Attorneys for Jefferson and Johns maintain their clients are innocent. Those accusations and potential ramifications are rightfully getting all the attention now.
SEC West bias
Why do you think South Carolina can't win it all? You guys keep talking up LSU and Alabama when both of them have no proven quarterback. True, the SEC East is down, but you guys make it seem like there is no team in the East that can compete. Why do you think the West is so strong when they have so many unproven players?
There are a lot of unproven players in the SEC West. And there also are a lot who are proven, especially defense.
And don't forget that five of the past nine national champions won with a first-year starter at quarterback, including Alabama in 2009 (Greg McElroy) and LSU in 2007 (Matt Flynn).
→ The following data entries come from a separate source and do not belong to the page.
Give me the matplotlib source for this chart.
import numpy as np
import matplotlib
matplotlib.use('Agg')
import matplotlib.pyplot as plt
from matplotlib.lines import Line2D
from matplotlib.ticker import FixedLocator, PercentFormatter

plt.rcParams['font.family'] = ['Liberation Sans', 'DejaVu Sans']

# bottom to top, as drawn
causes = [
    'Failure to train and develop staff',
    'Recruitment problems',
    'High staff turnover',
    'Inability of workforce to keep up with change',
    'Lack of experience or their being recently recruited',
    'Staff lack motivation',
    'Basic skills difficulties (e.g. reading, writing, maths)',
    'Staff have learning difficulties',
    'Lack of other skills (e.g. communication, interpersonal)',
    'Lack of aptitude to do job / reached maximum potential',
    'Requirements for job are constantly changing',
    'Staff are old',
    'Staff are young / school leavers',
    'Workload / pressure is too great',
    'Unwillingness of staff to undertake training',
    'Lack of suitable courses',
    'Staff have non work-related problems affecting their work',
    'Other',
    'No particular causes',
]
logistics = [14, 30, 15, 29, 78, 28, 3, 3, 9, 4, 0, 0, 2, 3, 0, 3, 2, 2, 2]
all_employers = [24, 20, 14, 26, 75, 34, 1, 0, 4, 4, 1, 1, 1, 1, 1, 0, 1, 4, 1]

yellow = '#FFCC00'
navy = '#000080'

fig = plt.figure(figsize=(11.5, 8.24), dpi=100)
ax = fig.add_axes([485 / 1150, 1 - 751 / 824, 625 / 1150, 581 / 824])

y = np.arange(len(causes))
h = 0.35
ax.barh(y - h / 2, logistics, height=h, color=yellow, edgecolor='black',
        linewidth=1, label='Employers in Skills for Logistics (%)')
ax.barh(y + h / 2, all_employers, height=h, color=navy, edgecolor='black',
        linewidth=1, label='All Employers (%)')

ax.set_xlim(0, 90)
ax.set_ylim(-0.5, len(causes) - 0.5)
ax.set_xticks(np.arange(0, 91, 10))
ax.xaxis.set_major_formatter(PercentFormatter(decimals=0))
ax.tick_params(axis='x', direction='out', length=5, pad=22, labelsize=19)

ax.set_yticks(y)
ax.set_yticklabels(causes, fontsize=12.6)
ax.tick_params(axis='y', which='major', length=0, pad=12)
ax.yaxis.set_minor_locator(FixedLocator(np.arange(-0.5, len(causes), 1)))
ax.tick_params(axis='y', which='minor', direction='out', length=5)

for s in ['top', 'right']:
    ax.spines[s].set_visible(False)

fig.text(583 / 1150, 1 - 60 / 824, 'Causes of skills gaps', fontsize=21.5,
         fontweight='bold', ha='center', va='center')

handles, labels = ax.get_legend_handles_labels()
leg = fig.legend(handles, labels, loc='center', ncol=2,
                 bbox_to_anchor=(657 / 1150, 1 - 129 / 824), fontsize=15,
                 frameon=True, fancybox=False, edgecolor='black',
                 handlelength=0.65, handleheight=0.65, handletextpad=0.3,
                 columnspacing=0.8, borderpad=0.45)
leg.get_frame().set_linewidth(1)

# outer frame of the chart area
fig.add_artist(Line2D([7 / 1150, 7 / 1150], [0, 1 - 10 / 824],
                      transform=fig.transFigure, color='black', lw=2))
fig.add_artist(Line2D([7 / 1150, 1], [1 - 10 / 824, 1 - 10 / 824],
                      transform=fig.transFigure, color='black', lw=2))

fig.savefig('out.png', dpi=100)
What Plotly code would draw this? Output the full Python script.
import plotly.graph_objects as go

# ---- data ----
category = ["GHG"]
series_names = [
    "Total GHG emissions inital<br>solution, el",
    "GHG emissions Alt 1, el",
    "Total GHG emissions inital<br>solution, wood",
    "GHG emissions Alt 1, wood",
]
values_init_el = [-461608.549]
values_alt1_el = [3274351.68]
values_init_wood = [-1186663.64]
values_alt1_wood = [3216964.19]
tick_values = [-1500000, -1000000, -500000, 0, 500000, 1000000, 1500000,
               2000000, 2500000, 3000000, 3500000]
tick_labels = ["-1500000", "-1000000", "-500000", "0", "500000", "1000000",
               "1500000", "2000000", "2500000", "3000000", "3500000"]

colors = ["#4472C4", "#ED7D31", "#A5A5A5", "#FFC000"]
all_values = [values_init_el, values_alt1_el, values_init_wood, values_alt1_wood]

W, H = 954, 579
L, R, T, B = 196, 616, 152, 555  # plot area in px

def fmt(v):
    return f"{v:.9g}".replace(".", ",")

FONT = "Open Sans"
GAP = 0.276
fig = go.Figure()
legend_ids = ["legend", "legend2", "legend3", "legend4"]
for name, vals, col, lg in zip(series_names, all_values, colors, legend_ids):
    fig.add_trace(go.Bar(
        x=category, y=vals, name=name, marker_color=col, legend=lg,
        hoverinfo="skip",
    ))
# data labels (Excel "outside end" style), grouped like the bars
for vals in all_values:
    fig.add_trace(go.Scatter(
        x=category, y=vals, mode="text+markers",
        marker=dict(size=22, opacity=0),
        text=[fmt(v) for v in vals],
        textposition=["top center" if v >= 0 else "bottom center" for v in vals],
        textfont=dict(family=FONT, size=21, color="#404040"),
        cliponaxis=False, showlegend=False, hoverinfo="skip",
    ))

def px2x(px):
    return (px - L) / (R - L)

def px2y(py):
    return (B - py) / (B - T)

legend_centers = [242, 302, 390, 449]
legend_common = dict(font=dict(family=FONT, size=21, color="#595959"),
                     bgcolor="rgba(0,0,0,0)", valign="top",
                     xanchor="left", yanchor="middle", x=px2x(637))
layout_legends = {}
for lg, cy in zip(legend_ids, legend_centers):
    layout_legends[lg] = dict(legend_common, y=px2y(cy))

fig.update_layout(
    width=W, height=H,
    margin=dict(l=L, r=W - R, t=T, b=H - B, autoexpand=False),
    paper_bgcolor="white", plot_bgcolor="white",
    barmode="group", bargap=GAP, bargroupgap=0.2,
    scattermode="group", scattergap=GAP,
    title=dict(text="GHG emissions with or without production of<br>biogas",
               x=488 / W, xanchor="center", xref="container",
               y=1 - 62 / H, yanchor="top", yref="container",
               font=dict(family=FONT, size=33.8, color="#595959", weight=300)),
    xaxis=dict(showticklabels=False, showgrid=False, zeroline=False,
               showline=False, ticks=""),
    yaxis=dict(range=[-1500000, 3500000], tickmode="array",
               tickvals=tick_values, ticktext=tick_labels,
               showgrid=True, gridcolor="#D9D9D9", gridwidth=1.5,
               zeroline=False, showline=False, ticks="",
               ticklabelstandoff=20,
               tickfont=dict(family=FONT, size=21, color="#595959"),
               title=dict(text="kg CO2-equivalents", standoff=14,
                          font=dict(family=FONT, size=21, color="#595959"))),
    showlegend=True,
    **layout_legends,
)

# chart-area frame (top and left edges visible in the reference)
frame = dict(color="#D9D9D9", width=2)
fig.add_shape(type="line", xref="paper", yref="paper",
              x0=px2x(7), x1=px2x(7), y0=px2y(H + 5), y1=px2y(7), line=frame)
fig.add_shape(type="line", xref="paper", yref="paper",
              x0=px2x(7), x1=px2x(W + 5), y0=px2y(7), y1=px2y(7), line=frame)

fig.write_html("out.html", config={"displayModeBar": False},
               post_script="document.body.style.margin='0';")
There is no disrespect directed at South Carolina. The Gamecocks have made tremendous progress under Steve Spurrier. But that's still a program that never has won a SEC title and was absolutely bulldozed in last season's EC championship game appearance.
Going it alone
In terms of the Longhorn Network, don't you think Texas is creating a template that is easily copied? Oklahoma, USC and Michigan have huge fan bases. Isn't it more realistic to think independence is the way of the future?
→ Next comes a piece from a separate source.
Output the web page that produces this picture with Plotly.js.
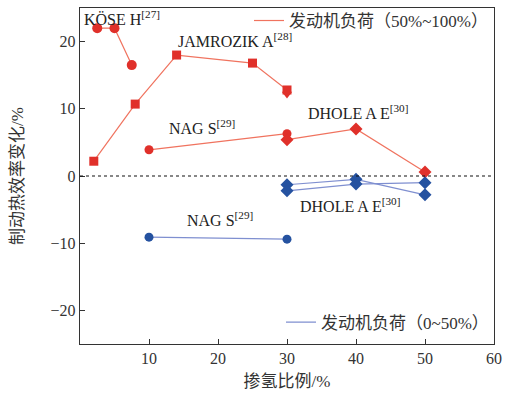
<!DOCTYPE html>
<html><head><meta charset="utf-8">
<script src="https://cdn.plot.ly/plotly-3.0.1.min.js"></script>
<style>body{margin:0;background:#fff}#c{width:510px;height:394px}</style>
</head><body><div id="c"></div>
<script>
// Red (engine load 50%~100%)
const koseX = [2.5, 5, 7.5];
const koseY = [22, 22, 16.5];
const jamX = [2, 8, 14, 25, 30];
const jamY = [2.2, 10.7, 18, 16.8, 12.8];
const jamTriX = [30];
const jamTriY = [12.2];
const nagRedX = [10, 30];
const nagRedY = [3.9, 6.3];
const dholeRedX = [30, 40, 50];
const dholeRedY = [5.4, 7.0, 0.6];
// Blue (engine load 0~50%)
const nagBlueX = [10, 30];
const nagBlueY = [-9.1, -9.4];
const dholeBlueAX = [30, 40, 50];
const dholeBlueAY = [-1.3, -0.5, -2.8];
const dholeBlueBX = [30, 40, 50];
const dholeBlueBY = [-2.2, -1.2, -1.0];
const xTicks = [10, 20, 30, 40, 50, 60];
const yTicks = [-20, -10, 0, 10, 20];
const legendRed = '发动机负荷（50%~100%）';
const legendBlue = '发动机负荷（0~50%）';

const RED = '#e0302a', REDL = '#f0735f', BLUE = '#2552a0', BLUEL = '#7f8fd0';
function tr(x, y, sym, c, lc, size) {
  return {x, y, type:'scatter', mode:'lines+markers', showlegend:false, hoverinfo:'skip',
    line:{color:lc, width:1.2}, marker:{symbol:sym, color:c, size:size||9}};
}
const data = [
  tr(koseX, koseY, 'circle', RED, REDL, 10),
  tr(jamX, jamY, 'square', RED, REDL, 9),
  {x:jamTriX, y:jamTriY, type:'scatter', mode:'markers', showlegend:false, marker:{symbol:'triangle-down', color:RED, size:9}},
  tr(nagRedX, nagRedY, 'circle', RED, REDL, 9),
  tr(dholeRedX, dholeRedY, 'diamond', RED, REDL, 10),
  tr(nagBlueX, nagBlueY, 'circle', BLUE, BLUEL, 9),
  tr(dholeBlueAX, dholeBlueAY, 'diamond', BLUE, BLUEL, 10),
  tr(dholeBlueBX, dholeBlueBY, 'diamond', BLUE, BLUEL, 10),
  {x:[null], y:[null], type:'scatter', mode:'lines', name:legendRed, line:{color:REDL, width:1.2}, legend:'legend'},
  {x:[null], y:[null], type:'scatter', mode:'lines', name:legendBlue, line:{color:BLUEL, width:1.2}, legend:'legend2'}
];
const serif = 'Liberation Serif, Noto Sans CJK SC, serif';
const labFont = {family:serif, size:16, color:'#222'};
function lab(text, x, y) {
  return {text, x, y, xref:'paper', yref:'paper', xanchor:'left', yanchor:'middle', showarrow:false, font:labFont};
}
// convert pixel positions to paper coords (plot area: x 80..494, y 8..344)
function px(xp){return (xp-80)/414;} function py(yp){return (344-yp)/336;}
const layout = {
  width:510, height:394, margin:{l:80, r:16, t:8, b:50, autoexpand:false},
  paper_bgcolor:'#fff', plot_bgcolor:'#fff',
  font:{family:serif, size:15, color:'#333'},
  xaxis:{range:[0,60], tickvals:xTicks, ticks:'inside', ticklen:5, tickcolor:'#333', showline:true, linecolor:'#333', linewidth:1.2, mirror:true, showgrid:false, zeroline:false, automargin:false,
    tickfont:{family:serif, size:16, color:'#333'},
    title:{text:'掺氢比例/%', font:{family:serif, size:17, color:'#333'}, standoff:8}},
  yaxis:{range:[-25,25], tickvals:yTicks, ticks:'inside', ticklen:5, tickcolor:'#333', showline:true, linecolor:'#333', linewidth:1.2, mirror:true, showgrid:false, zeroline:false, automargin:false,
    tickfont:{family:serif, size:16, color:'#333'},
    title:{text:'制动热效率变化/%', font:{family:serif, size:17, color:'#333'}, standoff:22}},
  shapes:[{type:'line', xref:'paper', x0:0, x1:1, yref:'y', y0:0, y1:0, line:{color:'#111', width:1.2, dash:'dot'}}],
  legend:{x:1, xanchor:'right', y:1.015, yanchor:'top', bgcolor:'rgba(0,0,0,0)', font:{family:serif, size:17, color:'#333'}, itemwidth:30},
  legend2:{x:1, xanchor:'right', y:0.01, yanchor:'bottom', bgcolor:'rgba(0,0,0,0)', font:{family:serif, size:17, color:'#333'}, itemwidth:30},
  annotations:[
    lab('KÖSE H<sup>[27]</sup>', px(82), py(18)),
    lab('JAMROZIK A<sup>[28]</sup>', px(176), py(40)),
    lab('NAG S<sup>[29]</sup>', px(167), py(127)),
    lab('DHOLE A E<sup>[30]</sup>', px(306), py(112)),
    lab('DHOLE A E<sup>[30]</sup>', px(298), py(205)),
    lab('NAG S<sup>[29]</sup>', px(185), py(219))
  ]
};
Plotly.newPlot('c', data, layout, {staticPlot:true, displayModeBar:false});
</script></body></html>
Independence works for only a handful of teams. Texas has a national following, and the state has three huge television markets (Houston, Dallas-Fort Worth, San Antonio).
I'm not smart enough to be a TV executive, but it seems to me that if independence really worked, more teams would be going that way. Sure, Notre Dame with its national following has been a successful independent. BYU has a national following because of its affiliation with the Mormon church, so its move to independent status could be successful.
But I still believe the future will be about teams moving into "super-conferences" rather than pursuing independent status. Texas officials have said they want to remain in the Big 12. Perhaps BYU will be coaxed into joining the Big 12. We continue to hear speculation that Notre Dame may end up in a conference.
Nobody knows for sure. It's going to be interesting to see how it all works out in the coming years.